AG’s representative warns of graft risk from bill to let officials keep gifts for legal fees
Carrie Keller-Lynn is a former political and legal correspondent for The Times of Israel
A Likud-sponsored bill to let public servants keep money gifted to cover their medical and legal fees “opens the door to corruption in the entire public service,” warns a representative for the attorney general.
Oren Fono, a senior official in the Legal Counsel and Legislative Affairs Department, tells the Knesset House Committee preparing the bill that it could cause “situations in which a public servant will receive favors because he is a public servant and will create dependence between public servants and their donors.”
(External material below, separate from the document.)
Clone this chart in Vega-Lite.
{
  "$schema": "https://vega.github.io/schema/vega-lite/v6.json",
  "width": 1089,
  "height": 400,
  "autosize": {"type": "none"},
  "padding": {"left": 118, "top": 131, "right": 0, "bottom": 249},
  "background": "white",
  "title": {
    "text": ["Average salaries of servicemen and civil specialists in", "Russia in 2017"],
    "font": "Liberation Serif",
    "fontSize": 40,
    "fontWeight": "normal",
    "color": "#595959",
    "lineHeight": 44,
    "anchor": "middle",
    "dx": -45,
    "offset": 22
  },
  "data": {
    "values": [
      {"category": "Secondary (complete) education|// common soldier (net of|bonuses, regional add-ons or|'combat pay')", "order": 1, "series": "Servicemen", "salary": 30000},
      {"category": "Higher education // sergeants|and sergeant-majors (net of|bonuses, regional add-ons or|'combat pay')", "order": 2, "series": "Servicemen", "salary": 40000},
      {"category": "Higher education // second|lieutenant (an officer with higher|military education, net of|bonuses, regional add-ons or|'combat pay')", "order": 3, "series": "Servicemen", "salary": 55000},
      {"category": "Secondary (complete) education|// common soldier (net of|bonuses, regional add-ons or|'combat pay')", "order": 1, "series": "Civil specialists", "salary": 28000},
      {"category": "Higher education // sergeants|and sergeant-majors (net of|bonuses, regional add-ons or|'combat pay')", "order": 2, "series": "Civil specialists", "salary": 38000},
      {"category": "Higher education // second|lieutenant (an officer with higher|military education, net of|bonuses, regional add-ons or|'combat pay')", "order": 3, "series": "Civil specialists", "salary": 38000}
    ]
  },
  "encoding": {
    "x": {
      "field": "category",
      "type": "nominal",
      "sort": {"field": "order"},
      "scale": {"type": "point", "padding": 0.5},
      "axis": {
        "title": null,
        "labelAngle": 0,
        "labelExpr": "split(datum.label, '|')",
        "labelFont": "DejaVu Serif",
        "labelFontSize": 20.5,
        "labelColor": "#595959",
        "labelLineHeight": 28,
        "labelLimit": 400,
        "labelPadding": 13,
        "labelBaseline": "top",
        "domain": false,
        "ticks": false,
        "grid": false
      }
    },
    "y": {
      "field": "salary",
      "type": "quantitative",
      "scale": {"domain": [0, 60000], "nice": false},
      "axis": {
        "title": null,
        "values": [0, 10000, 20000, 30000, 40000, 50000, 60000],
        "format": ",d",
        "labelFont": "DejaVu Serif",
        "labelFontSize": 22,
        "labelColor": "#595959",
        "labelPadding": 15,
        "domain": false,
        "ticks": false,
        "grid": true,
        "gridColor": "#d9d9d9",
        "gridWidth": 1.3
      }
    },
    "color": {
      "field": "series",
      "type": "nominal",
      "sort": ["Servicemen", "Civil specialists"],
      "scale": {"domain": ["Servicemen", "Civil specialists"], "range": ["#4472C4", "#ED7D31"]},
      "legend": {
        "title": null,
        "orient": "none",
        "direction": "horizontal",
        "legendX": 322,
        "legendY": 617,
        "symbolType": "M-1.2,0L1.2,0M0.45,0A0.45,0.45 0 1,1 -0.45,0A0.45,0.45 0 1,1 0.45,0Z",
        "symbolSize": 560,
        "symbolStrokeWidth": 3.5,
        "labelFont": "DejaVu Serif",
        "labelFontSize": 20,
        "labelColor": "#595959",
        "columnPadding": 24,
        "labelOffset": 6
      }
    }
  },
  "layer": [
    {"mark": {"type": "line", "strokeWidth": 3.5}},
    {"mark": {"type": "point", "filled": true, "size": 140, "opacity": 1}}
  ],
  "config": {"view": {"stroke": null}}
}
Additionally, “a mechanism will be created that can be misused to disguise criminal offenses.” Fono points out that public servants may already accept such gifts from friends and family, provided that they do not take them in their capacities as public servants.
Knesset legal adviser Sagit Afek echoes these concerns, saying the proposal is “liable to create an inherent conflict of interest for Knesset members” and despite recent changes, “still constitutes a deviation from maintaining integrity.” Afek says that the bill may lead to “breaking down of the fortified wall behind which, until now, the legislature has fenced off the public’s trust.”
Tying the bill to Prime Minister Benjamin Netanyahu’s desire to retain a $270,000 gift from his late cousin for legal expenses amid his ongoing trial on graft charges, Fono further adds “the speed with which the bill is being advanced raises concerns that it is intended to benefit the prime minister personally.”